One of the culinary epicentres of Bangkok – and there are many – is at the aptly-named Boat Noodle Alley, very close to the Victory Monument, and I got my first ever taste of this traditional Thai dish one overcast afternoon.
OK, so the Victory Monument in Bangkok may be one of the most overrated “tourist attractions” in the city, but the fact is, not many people come here just to look at a large pillar in the middle of a roundabout with toxic traffic killing us slowly while we take photos. In fact, there is a small row of restaurants beside the klongs that is crying out to be a secret, it’s just that so many people know about this area now that it even appears in guidebooks!
Boat Noodles (know locally as Kuai Tiao Ruea) have a long history dating back since before World War 2, and were actually original served from boats that sailed along Bangkok’s infamous canals (klongs). In the past, a merchant who sold boat noodles would have been the only person working on a small boat, and would have had to do everything by himself, from paddle the boat, scald the noodles, season the soup, serve the dish, check the bill, AND wash the dishes!
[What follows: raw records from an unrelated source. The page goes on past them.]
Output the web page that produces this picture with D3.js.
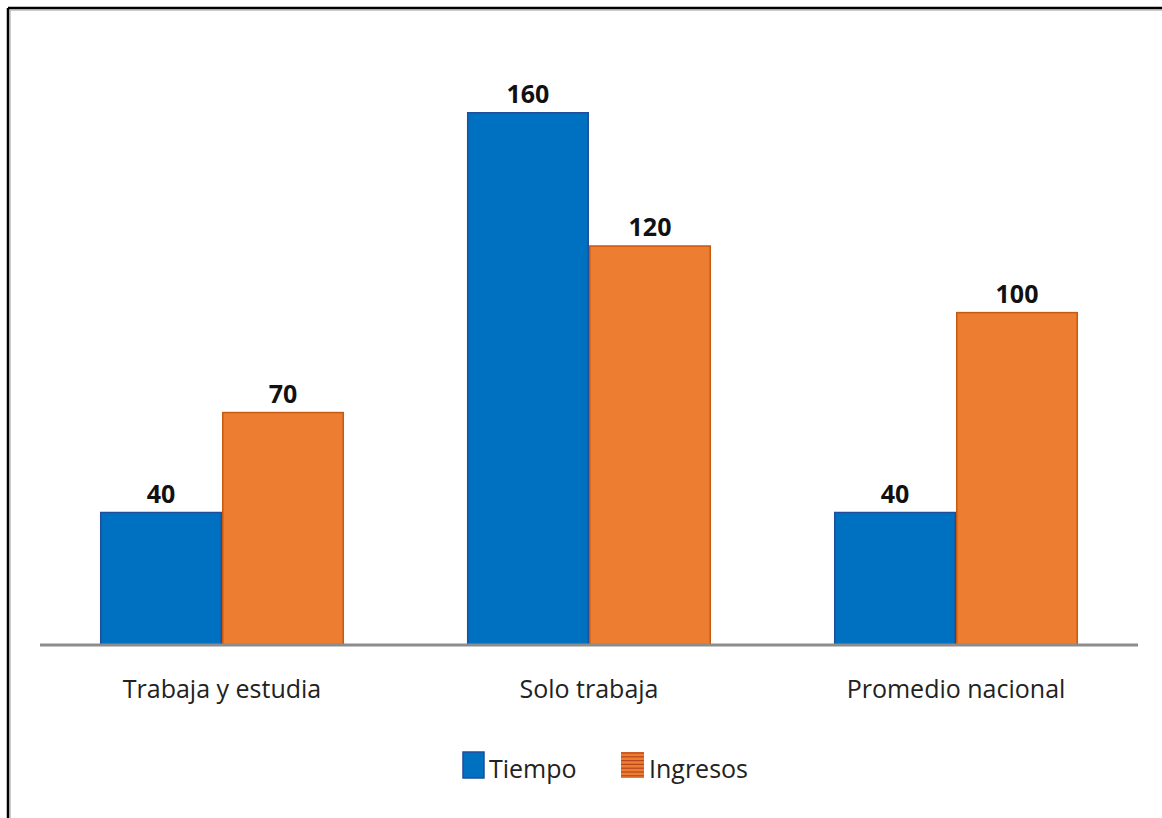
<!DOCTYPE html>
<html><head><meta charset="utf-8">
<script src="https://cdn.jsdelivr.net/npm/d3@7"></script>
<style>html,body{margin:0;padding:0;background:#fff;}svg{display:block;}</style>
</head><body>
<svg id="c" width="1162" height="818"></svg>
<script>
const categories = ["Trabaja y estudia", "Solo trabaja", "Promedio nacional"];
const seriesNames = ["Tiempo", "Ingresos"];
const tiempo = [40, 160, 40];
const ingresos = [70, 120, 100];
const colors = ["#0070C0", "#ED7D31"];
const edgeColors = ["#1F4E9A", "#C55A11"];

const svg = d3.select("#c");
const font = "'Open Sans', 'Noto Sans', sans-serif";

// frame (top & left border)
svg.append("line").attr("x1", 8).attr("x2", 1162).attr("y1", 8).attr("y2", 8).attr("stroke", "#000").attr("stroke-width", 2.5);
svg.append("line").attr("x1", 8).attr("x2", 8).attr("y1", 8).attr("y2", 818).attr("stroke", "#000").attr("stroke-width", 2.5);
svg.append("line").attr("x1", 10).attr("x2", 1162).attr("y1", 10).attr("y2", 10).attr("stroke", "#999").attr("stroke-width", 1);
svg.append("line").attr("x1", 10).attr("x2", 10).attr("y1", 10).attr("y2", 818).attr("stroke", "#999").attr("stroke-width", 1);

const x0 = d3.scaleBand().domain(categories).range([38.5, 1139.5]).paddingInner(0.335).paddingOuter(0.1675);
const x1 = d3.scaleBand().domain(seriesNames).range([0, x0.bandwidth()]);
const y = d3.scaleLinear().domain([0, 160]).range([645, 112]);

const data = categories.map((c, i) => ({cat: c, vals: [tiempo[i], ingresos[i]]}));

const g = svg.append("g");
const groups = g.selectAll("g.grp").data(data).join("g").attr("class", "grp")
  .attr("transform", d => `translate(${x0(d.cat)},0)`);

groups.selectAll("rect").data(d => d.vals.map((v, j) => ({v, j})))
  .join("rect")
  .attr("x", d => x1(seriesNames[d.j]) + 0.75)
  .attr("width", x1.bandwidth() - 1.5)
  .attr("y", d => y(d.v) + 0.75)
  .attr("height", d => y(0) - y(d.v) - 0.75)
  .attr("fill", d => colors[d.j])
  .attr("stroke", d => edgeColors[d.j])
  .attr("stroke-width", 1.5);

groups.selectAll("text.val").data(d => d.vals.map((v, j) => ({v, j})))
  .join("text").attr("class", "val")
  .attr("x", d => x1(seriesNames[d.j]) + x1.bandwidth() / 2)
  .attr("y", d => y(d.v) - 9)
  .attr("text-anchor", "middle")
  .attr("font-family", font).attr("font-weight", "bold").attr("font-size", 25)
  .attr("fill", "#111")
  .text(d => d.v);

// baseline
svg.append("line").attr("x1", 40).attr("x2", 1138).attr("y1", y(0)).attr("y2", y(0))
  .attr("stroke", "#8c8c8c").attr("stroke-width", 3);

// x axis labels
const xAxis = d3.axisBottom(x0).tickSize(0).tickPadding(0);
const ax = svg.append("g").attr("transform", `translate(0,${y(0)})`).call(xAxis);
ax.select(".domain").remove();
ax.selectAll("text").attr("font-family", font).attr("font-size", 25).attr("fill", "#222")
  .attr("dy", null).attr("y", 53);

// legend
const leg = svg.append("g");
leg.append("rect").attr("x", 463).attr("y", 752).attr("width", 21).attr("height", 26)
  .attr("fill", colors[0]).attr("stroke", edgeColors[0]).attr("stroke-width", 1.5);
leg.append("text").attr("x", 489).attr("y", 778).attr("font-family", font).attr("font-size", 25).attr("fill", "#222").text(seriesNames[0]);
const pat = leg.append("g");
pat.append("rect").attr("x", 621).attr("y", 752).attr("width", 23).attr("height", 26).attr("fill", colors[1]);
d3.range(7).forEach(i => {
  pat.append("line").attr("x1", 621).attr("x2", 644).attr("y1", 753 + i * 3.8).attr("y2", 753 + i * 3.8)
    .attr("stroke", "#B4471C").attr("stroke-width", 1.2);
});
leg.append("text").attr("x", 649).attr("y", 778).attr("font-family", font).attr("font-size", 25).attr("fill", "#222").text(seriesNames[1]);
</script>
</body></html>
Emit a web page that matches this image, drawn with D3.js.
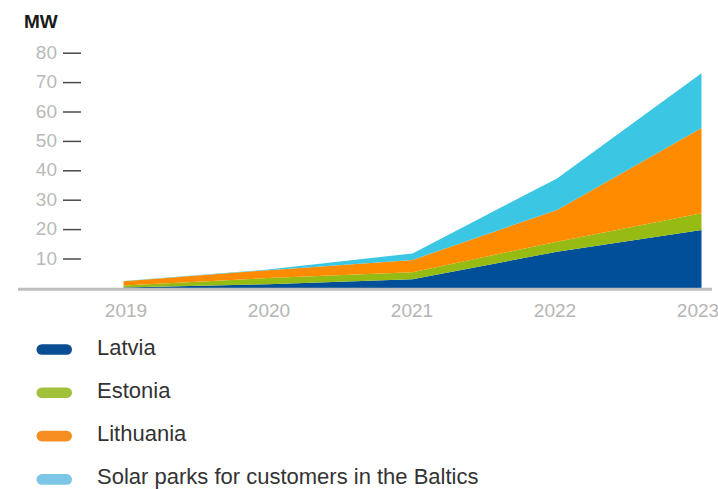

I always like to learn about the legend(s) involved in the evolution of local food. Apparently, with these boat noodles, if the bowl was too big then it would be too difficult for the vendor to hand over to the customer from the boat, and potentially the noodles could spill into the water. It is claimed that this is the reason why the portion sizes of Boat Noodles are so small (nothing to do with penny-pinching, then?!). Regardless of the relatively small portions (I actually thought my serving was pretty decent), the noodles are delicious! Mine were thin egg noodles and the dish seemed to contain both pork and beef, which is kind of strange, plus I had some spicy meatballs thrown in for good measure – which seemed pretty random to me, although I am told this, too, is part of the Boat Noodle tradition!